**TASK STATEMENT**
Among the entries below, copy only the span from the line containing "Recreate this image" through the line containing "return (H - B - y) / PH". Do so exactly, and skip the pictures.

**DATASET**
──────────

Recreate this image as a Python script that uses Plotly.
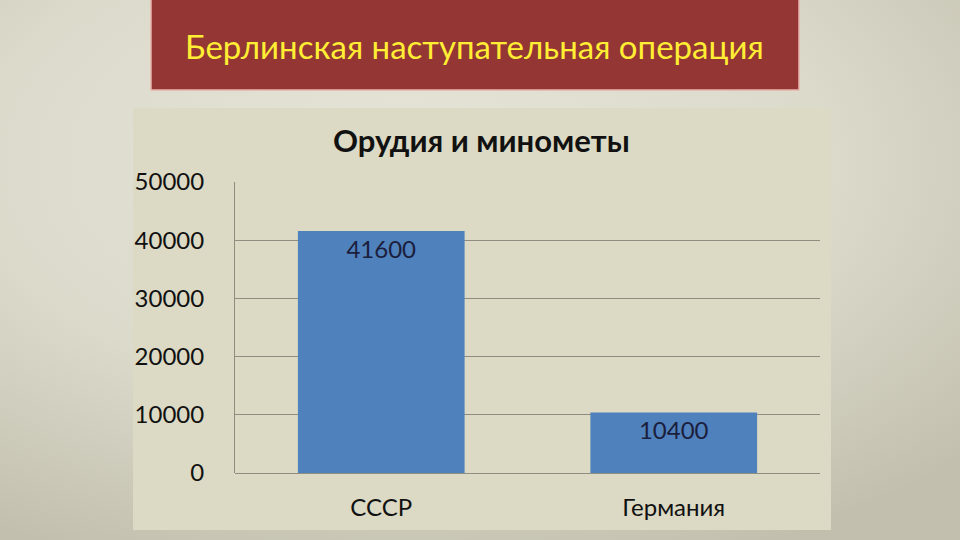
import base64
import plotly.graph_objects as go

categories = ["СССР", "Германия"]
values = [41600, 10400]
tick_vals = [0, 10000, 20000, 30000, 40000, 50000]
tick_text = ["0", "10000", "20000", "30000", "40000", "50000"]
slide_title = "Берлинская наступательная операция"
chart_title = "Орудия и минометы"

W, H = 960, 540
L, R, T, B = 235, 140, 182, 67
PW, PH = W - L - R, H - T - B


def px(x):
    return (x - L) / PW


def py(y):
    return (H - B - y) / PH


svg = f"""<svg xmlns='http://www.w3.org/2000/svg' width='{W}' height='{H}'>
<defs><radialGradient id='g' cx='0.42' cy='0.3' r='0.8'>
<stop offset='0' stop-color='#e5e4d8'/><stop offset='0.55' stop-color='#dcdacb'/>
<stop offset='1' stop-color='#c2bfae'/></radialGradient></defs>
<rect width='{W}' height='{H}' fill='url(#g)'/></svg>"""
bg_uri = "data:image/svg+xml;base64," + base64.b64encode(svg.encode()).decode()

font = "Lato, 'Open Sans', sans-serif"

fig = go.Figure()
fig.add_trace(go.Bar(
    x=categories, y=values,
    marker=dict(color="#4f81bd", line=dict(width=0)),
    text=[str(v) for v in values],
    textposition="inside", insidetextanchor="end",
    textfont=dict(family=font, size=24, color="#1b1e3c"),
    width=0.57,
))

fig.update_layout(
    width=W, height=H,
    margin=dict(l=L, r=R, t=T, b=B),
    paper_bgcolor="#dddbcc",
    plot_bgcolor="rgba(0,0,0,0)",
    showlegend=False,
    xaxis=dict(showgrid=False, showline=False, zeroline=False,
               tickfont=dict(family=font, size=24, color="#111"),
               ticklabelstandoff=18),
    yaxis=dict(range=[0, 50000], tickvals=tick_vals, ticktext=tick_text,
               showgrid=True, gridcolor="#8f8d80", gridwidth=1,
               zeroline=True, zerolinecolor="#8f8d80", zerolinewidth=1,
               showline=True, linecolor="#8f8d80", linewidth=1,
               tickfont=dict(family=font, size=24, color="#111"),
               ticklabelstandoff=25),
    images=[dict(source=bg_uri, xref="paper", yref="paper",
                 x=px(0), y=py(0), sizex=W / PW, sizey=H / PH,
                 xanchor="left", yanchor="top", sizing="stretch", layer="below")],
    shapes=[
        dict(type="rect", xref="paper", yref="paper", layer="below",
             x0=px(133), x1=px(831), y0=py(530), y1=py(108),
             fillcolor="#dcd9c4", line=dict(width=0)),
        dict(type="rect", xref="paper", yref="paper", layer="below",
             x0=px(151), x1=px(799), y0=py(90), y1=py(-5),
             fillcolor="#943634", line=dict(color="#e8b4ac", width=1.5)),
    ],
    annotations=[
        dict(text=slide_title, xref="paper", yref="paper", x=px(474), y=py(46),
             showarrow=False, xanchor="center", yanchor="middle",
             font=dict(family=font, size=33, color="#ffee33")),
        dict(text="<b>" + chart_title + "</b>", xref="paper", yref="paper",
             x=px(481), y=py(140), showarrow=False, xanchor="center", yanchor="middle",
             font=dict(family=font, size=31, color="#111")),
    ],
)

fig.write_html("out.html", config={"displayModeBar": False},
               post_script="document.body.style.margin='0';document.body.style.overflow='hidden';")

──────────

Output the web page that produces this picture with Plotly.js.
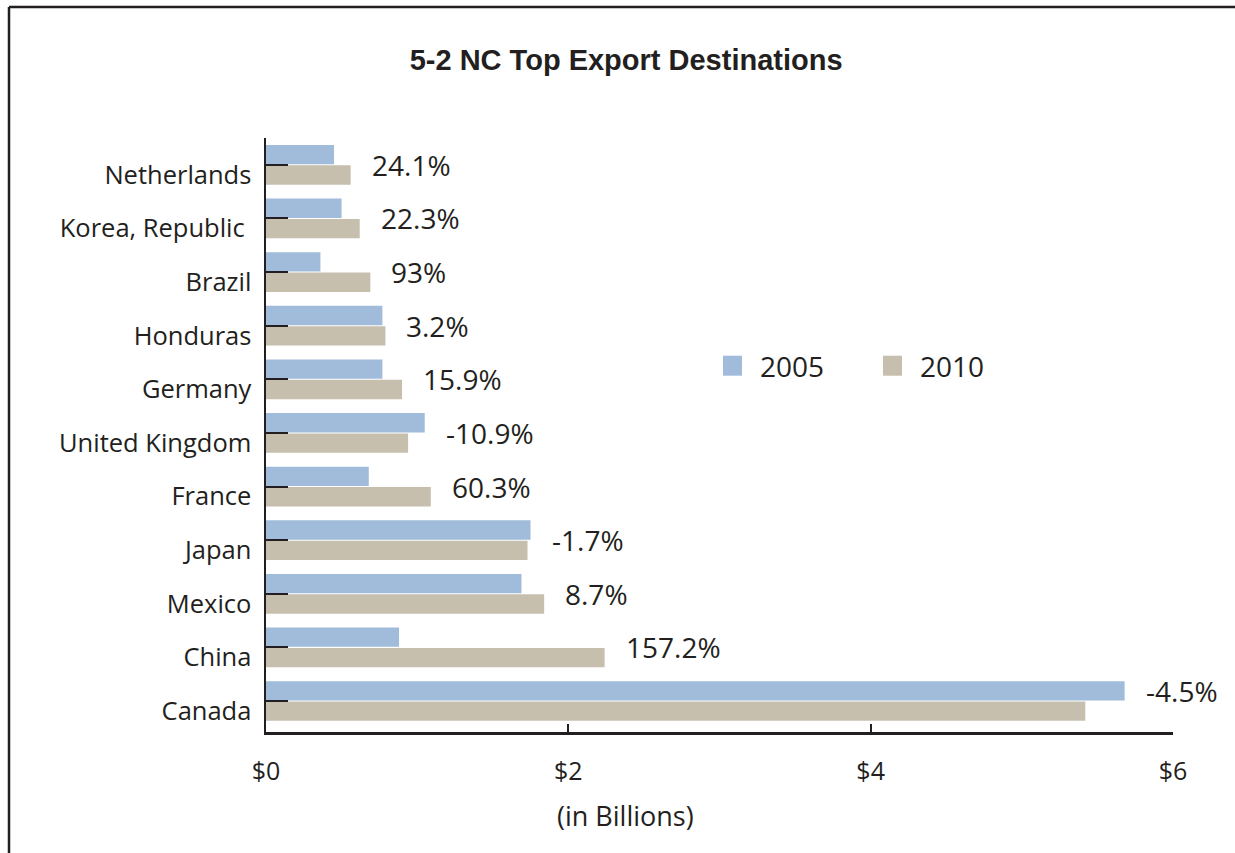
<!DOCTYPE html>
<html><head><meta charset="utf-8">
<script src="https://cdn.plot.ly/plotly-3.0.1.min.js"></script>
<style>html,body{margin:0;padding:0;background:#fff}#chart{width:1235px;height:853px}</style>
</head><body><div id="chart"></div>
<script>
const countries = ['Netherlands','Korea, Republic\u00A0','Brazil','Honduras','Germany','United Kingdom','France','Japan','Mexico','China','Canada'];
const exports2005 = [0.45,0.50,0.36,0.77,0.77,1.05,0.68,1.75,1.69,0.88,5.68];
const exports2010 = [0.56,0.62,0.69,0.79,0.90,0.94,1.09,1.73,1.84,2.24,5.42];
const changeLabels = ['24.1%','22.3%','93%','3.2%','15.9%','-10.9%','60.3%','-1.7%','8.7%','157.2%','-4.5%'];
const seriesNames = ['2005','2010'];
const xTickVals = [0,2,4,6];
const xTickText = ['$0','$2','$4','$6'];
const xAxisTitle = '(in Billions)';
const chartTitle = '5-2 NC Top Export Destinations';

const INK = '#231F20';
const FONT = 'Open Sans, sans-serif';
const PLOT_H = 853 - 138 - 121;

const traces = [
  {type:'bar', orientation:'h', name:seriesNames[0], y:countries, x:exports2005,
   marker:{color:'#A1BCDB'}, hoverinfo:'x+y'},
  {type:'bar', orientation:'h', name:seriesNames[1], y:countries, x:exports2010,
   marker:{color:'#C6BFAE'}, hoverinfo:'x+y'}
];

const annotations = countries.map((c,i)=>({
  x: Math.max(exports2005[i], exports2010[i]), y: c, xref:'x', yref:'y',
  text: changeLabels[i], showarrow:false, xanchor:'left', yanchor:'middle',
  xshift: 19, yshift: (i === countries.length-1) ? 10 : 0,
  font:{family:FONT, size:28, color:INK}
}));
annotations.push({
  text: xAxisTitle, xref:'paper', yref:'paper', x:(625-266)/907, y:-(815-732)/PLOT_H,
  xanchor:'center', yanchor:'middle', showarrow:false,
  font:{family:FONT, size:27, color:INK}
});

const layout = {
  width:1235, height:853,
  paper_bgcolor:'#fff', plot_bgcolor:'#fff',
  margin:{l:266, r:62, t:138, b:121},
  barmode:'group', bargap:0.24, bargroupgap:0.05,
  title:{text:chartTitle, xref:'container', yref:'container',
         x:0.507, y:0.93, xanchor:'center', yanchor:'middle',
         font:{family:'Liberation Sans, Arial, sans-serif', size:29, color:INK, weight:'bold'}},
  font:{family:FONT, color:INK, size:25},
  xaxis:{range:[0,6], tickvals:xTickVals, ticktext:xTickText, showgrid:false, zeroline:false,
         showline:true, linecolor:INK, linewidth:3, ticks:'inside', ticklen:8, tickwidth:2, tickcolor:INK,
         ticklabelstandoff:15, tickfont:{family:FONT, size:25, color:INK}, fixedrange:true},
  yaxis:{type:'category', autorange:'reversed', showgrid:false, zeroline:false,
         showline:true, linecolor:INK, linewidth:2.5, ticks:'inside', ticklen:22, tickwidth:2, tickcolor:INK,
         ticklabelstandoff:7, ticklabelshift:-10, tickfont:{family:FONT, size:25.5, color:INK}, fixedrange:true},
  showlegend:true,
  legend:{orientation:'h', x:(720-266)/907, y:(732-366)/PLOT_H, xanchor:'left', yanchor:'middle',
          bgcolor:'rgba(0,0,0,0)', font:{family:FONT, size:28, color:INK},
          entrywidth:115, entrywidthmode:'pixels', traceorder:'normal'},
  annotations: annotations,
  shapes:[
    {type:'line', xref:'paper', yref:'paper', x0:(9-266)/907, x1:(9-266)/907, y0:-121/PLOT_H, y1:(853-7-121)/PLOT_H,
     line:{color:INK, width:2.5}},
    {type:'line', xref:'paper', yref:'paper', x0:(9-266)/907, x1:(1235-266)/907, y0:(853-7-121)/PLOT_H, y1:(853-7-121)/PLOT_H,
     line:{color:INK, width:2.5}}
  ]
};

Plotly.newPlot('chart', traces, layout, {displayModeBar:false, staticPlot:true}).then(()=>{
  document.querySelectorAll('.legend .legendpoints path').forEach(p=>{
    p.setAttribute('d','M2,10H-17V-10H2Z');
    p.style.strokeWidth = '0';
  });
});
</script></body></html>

──────────

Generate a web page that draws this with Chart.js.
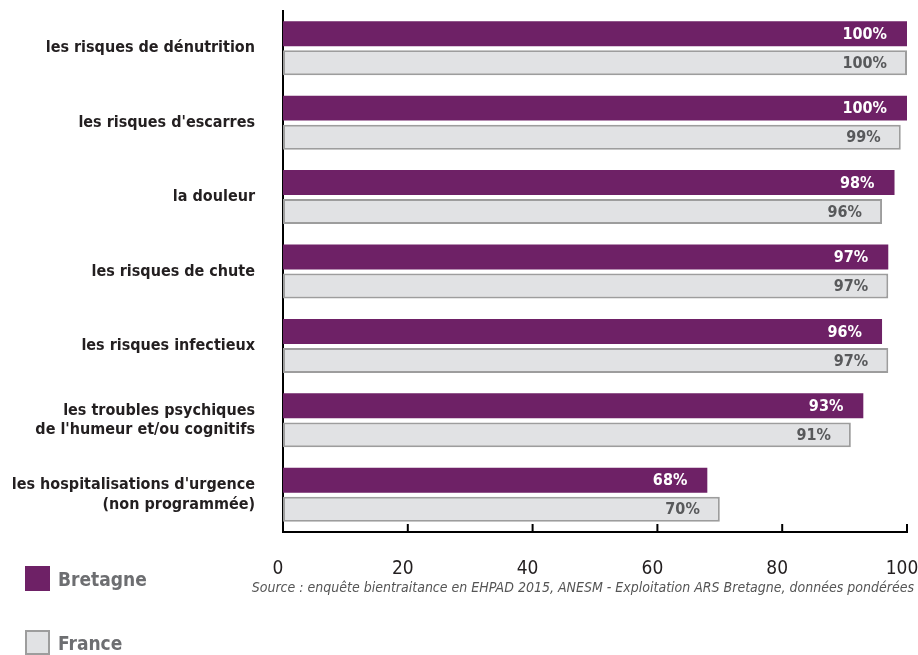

──────────

**OUTPUT OF THE EXERCISE**
Recreate this image as a Python script that uses Plotly.
import base64
import plotly.graph_objects as go

categories = ["СССР", "Германия"]
values = [41600, 10400]
tick_vals = [0, 10000, 20000, 30000, 40000, 50000]
tick_text = ["0", "10000", "20000", "30000", "40000", "50000"]
slide_title = "Берлинская наступательная операция"
chart_title = "Орудия и минометы"

W, H = 960, 540
L, R, T, B = 235, 140, 182, 67
PW, PH = W - L - R, H - T - B


def px(x):
    return (x - L) / PW


def py(y):
    return (H - B - y) / PH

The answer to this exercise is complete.